The price of basic commodities are being driven up by middlemen, while farmers and producers earnings remain flat, activists said at protests in Rome, Milan and Palermo.
In Italy, fettuccine, linguini, and spaghetti are up 20 percent and in the U.S., a loaf of bread is up 13 cents, reports CBS News correspondent Cynthia Bowers.
Over the past few years farmers have been planting more corn to take advantage of the demand for ethanol. That means fewer farm fields for soybeans and wheat. So those grains were already in short supply when bad weather crippled the wheat crops in Canada, Australia and Europe. Now there is not enough wheat to go around, reports Bowers. High demand and low inventory adds up to higher prices.
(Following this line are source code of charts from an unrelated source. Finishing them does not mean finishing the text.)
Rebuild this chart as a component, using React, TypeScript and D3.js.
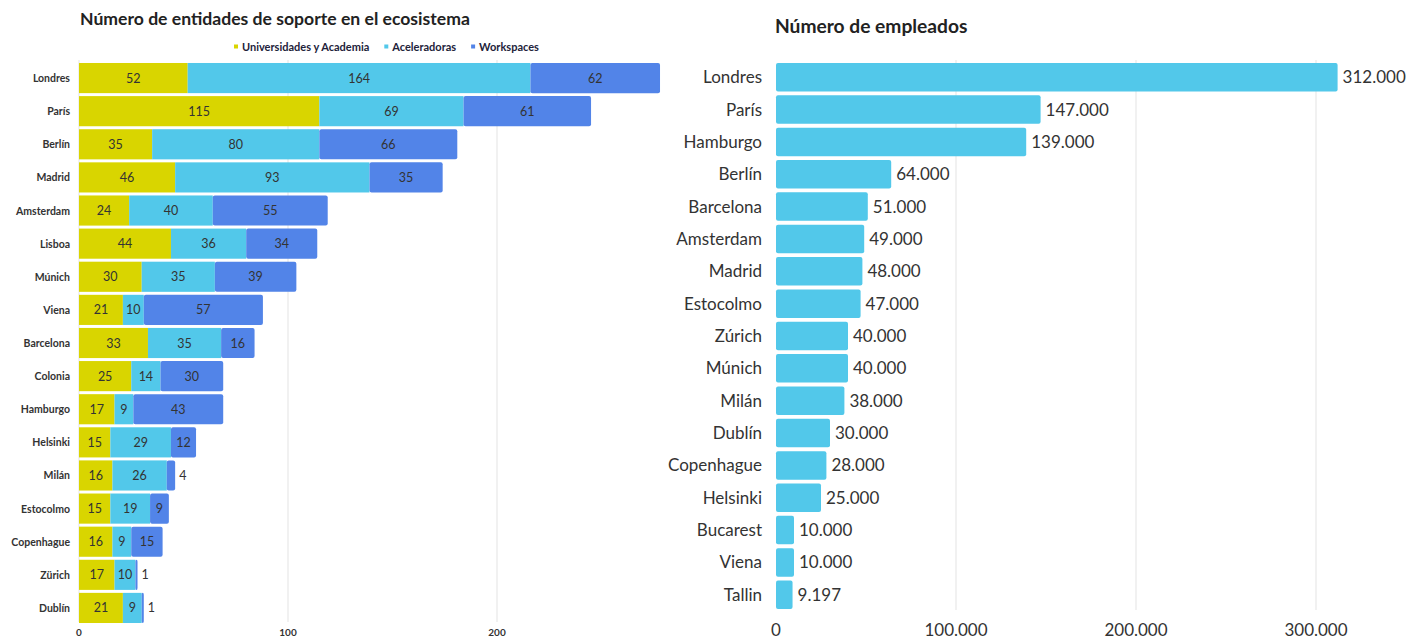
import React, { useEffect, useRef } from "react";
import * as d3 from "d3";

// left chart
const supportCities = ["Londres", "París", "Berlín", "Madrid", "Amsterdam", "Lisboa", "Múnich", "Viena", "Barcelona", "Colonia", "Hamburgo", "Helsinki", "Milán", "Estocolmo", "Copenhague", "Zürich", "Dublín"];
const universidades = [52, 115, 35, 46, 24, 44, 30, 21, 33, 25, 17, 15, 16, 15, 16, 17, 21];
const aceleradoras = [164, 69, 80, 93, 40, 36, 35, 10, 35, 14, 9, 29, 26, 19, 9, 10, 9];
const workspaces = [62, 61, 66, 35, 55, 34, 39, 57, 16, 30, 43, 12, 4, 9, 15, 1, 1];
const seriesNames = ["Universidades y Academia", "Aceleradoras", "Workspaces"];
const leftTicks = [0, 100, 200];

// right chart
const employeeCities = ["Londres", "París", "Hamburgo", "Berlín", "Barcelona", "Amsterdam", "Madrid", "Estocolmo", "Zúrich", "Múnich", "Milán", "Dublín", "Copenhague", "Helsinki", "Bucarest", "Viena", "Tallin"];
const employees = [312000, 147000, 139000, 64000, 51000, 49000, 48000, 47000, 40000, 40000, 38000, 30000, 28000, 25000, 10000, 10000, 9197];
const rightTicks = [0, 100000, 200000, 300000];

const colors = ["#d9d500", "#52c8ea", "#5284e8"];
const FONT = "Lato, 'Open Sans', sans-serif";
const TEXT = "#333";

export default function App() {
  const ref = useRef<SVGSVGElement>(null);

  useEffect(() => {
    if (!ref.current) return;
    const svg = d3.select(ref.current);
    svg.selectAll("*").remove();
    svg.style("font-family", FONT);

    const es = d3.formatLocale({ decimal: ",", thousands: ".", grouping: [3], currency: ["", "€"] });
    const fmt = es.format(",d");

    // ---------- Left: stacked bars ----------
    const L = svg.append("g");
    const x = d3.scaleLinear().domain([0, 100]).range([79, 288]);
    const y = d3.scaleBand().domain(supportCities).range([62, 624]).paddingInner(0.09).paddingOuter(0.03);

    L.append("text").attr("x", 80).attr("y", 25).attr("font-size", 17.6).attr("font-weight", 700)
      .attr("fill", "#222").text("Número de entidades de soporte en el ecosistema");

    // legend
    let lx = 236;
    seriesNames.forEach((n, i) => {
      L.append("rect").attr("x", lx - 2).attr("y", 44.5).attr("width", 4).attr("height", 4).attr("fill", colors[i]);
      const t = L.append("text").attr("x", lx + 6).attr("y", 50.5).attr("font-size", 11).attr("font-weight", 700)
        .attr("fill", "#22223a").text(n);
      const w = (t.node() as SVGTextElement).getComputedTextLength();
      lx += w + 23;
    });

    // grid
    L.selectAll(".lg").data(leftTicks).join("line")
      .attr("x1", (d) => x(d)).attr("x2", (d) => x(d)).attr("y1", 60).attr("y2", 622)
      .attr("stroke", "#e3e3e3").attr("stroke-width", 1);

    const rows = supportCities.map((c, i) => ({ city: c, vals: [universidades[i], aceleradoras[i], workspaces[i]] }));
    rows.forEach((r) => {
      let acc = 0;
      const total = d3.sum(r.vals);
      const yy = y(r.city)!;
      r.vals.forEach((v, k) => {
        const x0 = x(acc), x1 = x(acc + v);
        L.append("rect").attr("x", x0).attr("y", yy).attr("width", x1 - x0).attr("height", y.bandwidth())
          .attr("fill", colors[k]).attr("rx", k === 2 ? 2 : 0);
        const inside = x1 - x0 >= 10;
        L.append("text")
          .attr("x", inside ? (x0 + x1) / 2 : x(total) + 4)
          .attr("y", yy + y.bandwidth() / 2 + 4.5)
          .attr("text-anchor", inside ? "middle" : "start")
          .attr("font-size", 12.5).attr("fill", TEXT).text(v);
        acc += v;
      });
      L.append("text").attr("x", 70).attr("y", yy + y.bandwidth() / 2 + 4).attr("text-anchor", "end")
        .attr("font-size", 10.5).attr("font-weight", 700).attr("fill", TEXT).text(r.city);
    });

    L.selectAll(".lt").data(leftTicks).join("text")
      .attr("x", (d) => x(d)).attr("y", 636).attr("text-anchor", "middle")
      .attr("font-size", 10).attr("font-weight", 700).attr("fill", TEXT).text((d) => d);

    // ---------- Right: employees ----------
    const R = svg.append("g");
    const x2 = d3.scaleLinear().domain([0, 100000]).range([776, 956]);
    const y2 = d3.scaleBand().domain(employeeCities).range([62, 610]).paddingInner(0.12).paddingOuter(0.03);

    R.append("text").attr("x", 775).attr("y", 33).attr("font-size", 19.2).attr("font-weight", 700)
      .attr("fill", "#222").text("Número de empleados");

    R.selectAll(".rg").data(rightTicks.slice(1)).join("line")
      .attr("x1", (d) => x2(d)).attr("x2", (d) => x2(d)).attr("y1", 60).attr("y2", 610)
      .attr("stroke", "#e3e3e3").attr("stroke-width", 1);

    employeeCities.forEach((c, i) => {
      const yy = y2(c)!;
      const cy = yy + y2.bandwidth() / 2;
      R.append("rect").attr("x", x2(0)).attr("y", yy).attr("width", x2(employees[i]) - x2(0))
        .attr("height", y2.bandwidth()).attr("fill", colors[1]).attr("rx", 2);
      R.append("text").attr("x", x2(employees[i]) + 5).attr("y", cy + 6)
        .attr("font-size", 17).attr("fill", TEXT).text(fmt(employees[i]));
      R.append("text").attr("x", 762).attr("y", cy + 6).attr("text-anchor", "end")
        .attr("font-size", 17).attr("fill", TEXT).text(c);
    });

    R.selectAll(".rt").data(rightTicks).join("text")
      .attr("x", (d) => x2(d)).attr("y", 636).attr("text-anchor", "middle")
      .attr("font-size", 17).attr("fill", TEXT).text((d) => fmt(d));
  }, []);

  return (
    <svg ref={ref} width={1427} height={641}
      style={{ position: "absolute", left: 0, top: 0, background: "#fff" }} />
  );
}
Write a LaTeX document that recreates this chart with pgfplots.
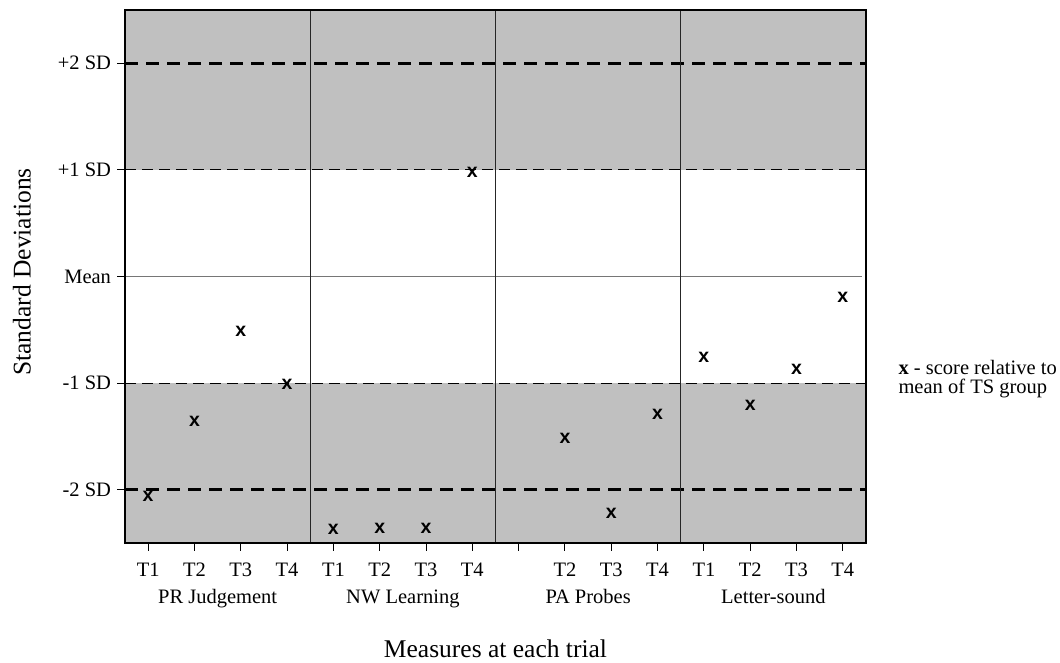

Picking on Italians' staple to draw attention to their cause, consumer groups called the one-day pasta strike Thursday, not against eating it, but against buying it.
In the capital, a few dozen people protested in front of parliament, handing out free pasta, bread and milk to passers-by. Pasta was also handed out in front of the Trade and Competition Antitrust authority to help out those Italians who decided to support the strike.
"Prices increase by five times between production and consumption," Toni De Amicis, a leader of Italian farm lobby Coldiretti, said during the protest in Rome. "The right recipe is to reduce the gap between production and consumption."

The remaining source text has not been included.